The fitting is well converged, and the autocorrelation of the residue seems to be weak. Finally, we will predict the future total sale. 

In [None]:
### prediction with ARMA model

pred = ARMA_3_1.predict('2015-1-31', '2016-010-31')
 
fig = plt.figure(figsize=(12,8))
ax = fig.add_subplot(211)
ax.set_xlim([datetime.date(2013, 1, 31), datetime.date(2016, 10, 31)])
Shifted = Monthly_sale_total["item_cnt_day"].copy()
Shifted.index = pd.date_range('2014-01-01', periods = len(Shifted), freq = 'M')
ax.plot(Monthly_sale_total["item_cnt_day"],label="orig")
ax.plot(pred+Shifted, "r",label="pred")
plt.legend()

Good.
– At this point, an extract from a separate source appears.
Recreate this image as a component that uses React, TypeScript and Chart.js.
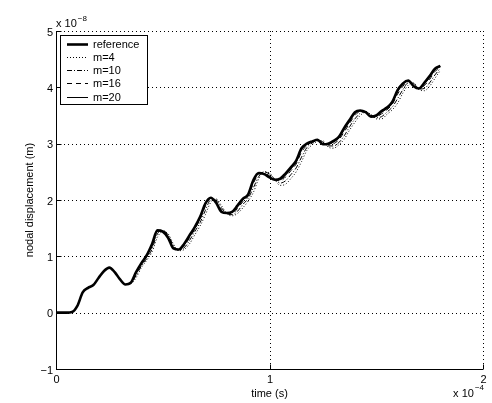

ARMA model predicts both the prominent peak with period 12 and the overall decreasing trend.

# Perspective
It is important not to forget our final goal. Although we just focused on the total amount of sales, we need to seriously think about the shop- and item-dependence in order to correctly predict total sales for every product and store. Moreover, we have completely ignored prices and categories, which may carry quite useful information. Still, I belive that sharing this kernel may benefit both of us because the basic procedures made abov works as a template of more sophisticated and detailed analysis. I would apprecite it if this contribution helps you to perform nice analysis. Thank you for reading my article.